In order to bring together the often undiscovered talent that is spread all over the city, Dormitzer and Noble reached out to community leaders who manage teams representing different countries, and are responsible for putting together the squads that compete in Copanyc. In some cases teams are run by the consulates of the countries they represent, and their involvement raises the tournament’s notability outside the United States. In fact, Copanyc has gained so much prominence that some consulates have arranged for former and current professionals to join the teams (it was recently announced that Inter Milan’s Julio Cesar would play for the Brazilian team, and former French world cup winner, Youri Djorkaeff, will likely suit up for the French). Dormitzer lights up at the idea of seeing amateurs playing along side some of the world’s biggest stars. “Imagine seeing your hero playing for your country in the world cup, and now you’re passing him the ball.” He also doesn’t believe there is a huge disparity in skill between both groups of players. Having played in New York’s Cosmopolitan league for many years, Dormitzer has competed with and against players that he firmly believes could have become professionals had they been given a chance.

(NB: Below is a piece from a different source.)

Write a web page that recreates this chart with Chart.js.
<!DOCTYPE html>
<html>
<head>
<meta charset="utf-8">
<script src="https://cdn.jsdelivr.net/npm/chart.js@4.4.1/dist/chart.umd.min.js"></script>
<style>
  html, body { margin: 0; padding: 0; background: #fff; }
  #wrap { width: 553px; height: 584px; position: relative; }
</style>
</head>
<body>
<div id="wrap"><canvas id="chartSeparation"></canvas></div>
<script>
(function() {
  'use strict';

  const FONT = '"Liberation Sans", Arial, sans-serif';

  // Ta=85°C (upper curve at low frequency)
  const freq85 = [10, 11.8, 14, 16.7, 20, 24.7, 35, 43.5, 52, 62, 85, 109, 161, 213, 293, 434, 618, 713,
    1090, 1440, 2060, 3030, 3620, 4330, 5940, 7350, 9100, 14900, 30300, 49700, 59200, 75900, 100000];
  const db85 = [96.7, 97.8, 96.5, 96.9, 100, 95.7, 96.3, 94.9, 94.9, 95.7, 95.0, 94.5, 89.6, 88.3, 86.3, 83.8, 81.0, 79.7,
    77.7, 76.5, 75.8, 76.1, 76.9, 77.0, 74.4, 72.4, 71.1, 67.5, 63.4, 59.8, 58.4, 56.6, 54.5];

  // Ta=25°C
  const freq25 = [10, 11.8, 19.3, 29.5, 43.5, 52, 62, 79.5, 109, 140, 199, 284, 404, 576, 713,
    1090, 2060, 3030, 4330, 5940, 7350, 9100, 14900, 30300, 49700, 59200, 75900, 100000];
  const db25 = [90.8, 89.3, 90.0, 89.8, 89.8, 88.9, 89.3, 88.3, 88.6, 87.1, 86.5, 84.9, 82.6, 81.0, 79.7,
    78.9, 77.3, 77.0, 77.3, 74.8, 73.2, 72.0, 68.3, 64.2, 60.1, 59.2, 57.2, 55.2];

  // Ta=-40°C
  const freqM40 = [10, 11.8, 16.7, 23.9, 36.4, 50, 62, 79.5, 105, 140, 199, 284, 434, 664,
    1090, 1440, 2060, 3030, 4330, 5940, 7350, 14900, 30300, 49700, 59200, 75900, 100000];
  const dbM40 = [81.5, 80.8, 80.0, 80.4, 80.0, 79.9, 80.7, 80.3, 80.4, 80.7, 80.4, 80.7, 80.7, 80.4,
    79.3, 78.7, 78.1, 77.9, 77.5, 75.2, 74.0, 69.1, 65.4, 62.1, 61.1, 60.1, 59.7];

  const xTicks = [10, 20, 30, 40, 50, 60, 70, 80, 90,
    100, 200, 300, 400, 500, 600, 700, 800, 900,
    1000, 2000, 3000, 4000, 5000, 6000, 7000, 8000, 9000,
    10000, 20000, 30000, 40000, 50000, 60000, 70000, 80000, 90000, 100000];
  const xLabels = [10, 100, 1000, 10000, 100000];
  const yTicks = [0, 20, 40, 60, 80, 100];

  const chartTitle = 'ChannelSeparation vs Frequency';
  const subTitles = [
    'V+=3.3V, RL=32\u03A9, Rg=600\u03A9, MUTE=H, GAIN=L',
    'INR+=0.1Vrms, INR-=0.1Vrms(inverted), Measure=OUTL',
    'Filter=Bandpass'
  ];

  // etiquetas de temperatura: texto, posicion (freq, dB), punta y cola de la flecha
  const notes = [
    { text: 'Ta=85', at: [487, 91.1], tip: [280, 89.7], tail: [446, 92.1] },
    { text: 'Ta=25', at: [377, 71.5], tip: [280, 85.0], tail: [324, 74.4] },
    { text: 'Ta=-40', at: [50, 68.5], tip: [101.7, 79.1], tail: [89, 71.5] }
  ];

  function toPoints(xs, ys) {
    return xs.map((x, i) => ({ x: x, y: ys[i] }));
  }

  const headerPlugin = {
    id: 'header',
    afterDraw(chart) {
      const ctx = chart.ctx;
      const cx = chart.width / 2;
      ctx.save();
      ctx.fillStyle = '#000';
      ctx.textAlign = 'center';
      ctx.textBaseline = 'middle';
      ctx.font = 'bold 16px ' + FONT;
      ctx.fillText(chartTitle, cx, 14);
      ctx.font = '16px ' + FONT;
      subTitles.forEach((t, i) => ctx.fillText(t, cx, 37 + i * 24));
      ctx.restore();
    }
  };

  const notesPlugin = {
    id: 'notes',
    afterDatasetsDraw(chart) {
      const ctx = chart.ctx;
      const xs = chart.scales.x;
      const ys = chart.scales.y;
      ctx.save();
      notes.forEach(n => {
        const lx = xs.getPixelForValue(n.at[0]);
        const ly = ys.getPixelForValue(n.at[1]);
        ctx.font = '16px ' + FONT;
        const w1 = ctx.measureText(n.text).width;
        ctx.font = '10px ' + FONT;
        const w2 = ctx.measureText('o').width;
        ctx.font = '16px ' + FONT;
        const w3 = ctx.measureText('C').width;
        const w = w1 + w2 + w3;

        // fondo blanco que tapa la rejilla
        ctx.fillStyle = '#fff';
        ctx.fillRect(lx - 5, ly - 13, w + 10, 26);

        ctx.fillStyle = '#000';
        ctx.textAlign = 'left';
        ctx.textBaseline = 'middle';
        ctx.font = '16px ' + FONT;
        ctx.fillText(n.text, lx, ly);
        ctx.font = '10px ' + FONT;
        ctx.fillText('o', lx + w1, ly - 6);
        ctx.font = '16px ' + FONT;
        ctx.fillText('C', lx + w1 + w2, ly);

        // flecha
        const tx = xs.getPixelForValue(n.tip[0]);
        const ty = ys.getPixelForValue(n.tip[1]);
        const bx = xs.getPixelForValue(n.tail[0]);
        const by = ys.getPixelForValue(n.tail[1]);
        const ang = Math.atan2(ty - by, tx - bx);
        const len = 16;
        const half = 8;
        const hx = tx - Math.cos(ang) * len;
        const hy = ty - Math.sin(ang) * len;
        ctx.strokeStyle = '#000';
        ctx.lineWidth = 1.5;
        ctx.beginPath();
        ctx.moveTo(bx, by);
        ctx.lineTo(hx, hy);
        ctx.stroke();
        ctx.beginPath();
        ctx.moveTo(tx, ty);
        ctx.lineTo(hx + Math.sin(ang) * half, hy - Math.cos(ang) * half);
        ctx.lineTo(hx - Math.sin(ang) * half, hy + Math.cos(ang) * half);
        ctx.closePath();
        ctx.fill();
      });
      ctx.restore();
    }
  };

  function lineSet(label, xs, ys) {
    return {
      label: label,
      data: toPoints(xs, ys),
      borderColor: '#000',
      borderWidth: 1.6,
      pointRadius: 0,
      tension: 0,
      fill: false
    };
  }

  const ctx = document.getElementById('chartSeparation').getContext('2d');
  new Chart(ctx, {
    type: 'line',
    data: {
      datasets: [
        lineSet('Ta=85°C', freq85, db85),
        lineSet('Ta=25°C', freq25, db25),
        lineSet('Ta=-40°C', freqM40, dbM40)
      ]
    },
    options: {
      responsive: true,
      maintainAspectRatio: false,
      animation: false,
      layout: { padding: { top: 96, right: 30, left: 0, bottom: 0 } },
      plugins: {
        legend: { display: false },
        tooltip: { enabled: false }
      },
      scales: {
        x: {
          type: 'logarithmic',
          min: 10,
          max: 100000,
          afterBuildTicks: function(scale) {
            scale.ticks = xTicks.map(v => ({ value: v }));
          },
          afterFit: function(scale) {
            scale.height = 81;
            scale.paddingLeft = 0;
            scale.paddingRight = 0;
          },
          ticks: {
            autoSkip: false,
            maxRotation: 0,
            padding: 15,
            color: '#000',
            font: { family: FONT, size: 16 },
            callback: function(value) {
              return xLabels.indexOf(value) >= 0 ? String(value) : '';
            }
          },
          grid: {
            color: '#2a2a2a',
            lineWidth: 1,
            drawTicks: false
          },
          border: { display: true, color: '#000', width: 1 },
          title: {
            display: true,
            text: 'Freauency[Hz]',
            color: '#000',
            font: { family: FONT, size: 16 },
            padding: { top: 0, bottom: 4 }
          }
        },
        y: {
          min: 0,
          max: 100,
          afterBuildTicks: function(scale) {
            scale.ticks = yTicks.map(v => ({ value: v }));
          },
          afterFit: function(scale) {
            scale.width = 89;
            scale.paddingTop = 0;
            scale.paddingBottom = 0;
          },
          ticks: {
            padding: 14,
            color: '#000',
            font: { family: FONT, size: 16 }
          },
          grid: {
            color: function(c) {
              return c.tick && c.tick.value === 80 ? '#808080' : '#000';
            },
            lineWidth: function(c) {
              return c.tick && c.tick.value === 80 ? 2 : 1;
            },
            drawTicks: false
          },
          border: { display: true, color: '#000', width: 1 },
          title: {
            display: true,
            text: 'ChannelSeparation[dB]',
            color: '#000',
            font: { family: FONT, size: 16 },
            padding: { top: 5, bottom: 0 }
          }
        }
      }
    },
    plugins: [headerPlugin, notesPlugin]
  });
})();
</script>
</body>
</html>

Hosting the tournament just a few weeks after the end of the world cup is no coincidence, as well. Both Dormitzer and Noble realize how important it is to ride the wave of excitement that surrounds this year’s world cup. Never before has there been so much buzz concerning soccer in the United States. The US national team’s knockout game against Ghana alone saw ESPN earn more ratings than FOX did for all of last year’s world series games combined. “Soccer is exploding in this country right now, and we’re right in the middle of it,” Dormitzer raves as he points at a poster depicting Pele’s last game for the Cosmos at Giants stadium. Both he and Noble were at that game, and they equate the excitement currently gripping the city to that of that day. “That’s where I fell in love with soccer,” Dormitzer says. “I knew that it was bigger than all of us.”
While this is only the second Copanyc being held, Dormitzer and Noble claim that there has been an enormous growth in popularity, something they attribute to their partnership with Anomaly, a NYC and London based marketing company, and Umbrosportswear, which has recently been bought by NIKE. “Anomaly and Umbro have really helped us improve on last year’s copa, since they have so many resources,” Dormitzer says. Mayor Bloomberg’s involvement has also brought a lot of attention to the tournament, having recently hosted over eight hundred people at Gracie Mansion to acknowledge the tournament.
Copanyc’s success is sure to catch on in other cities, and Noble makes no secret of his intentions to expand across the United States. “If things continue to go well, LA could be next.” As for, Dormitzer: “I just can’t wait to see who wins this year.”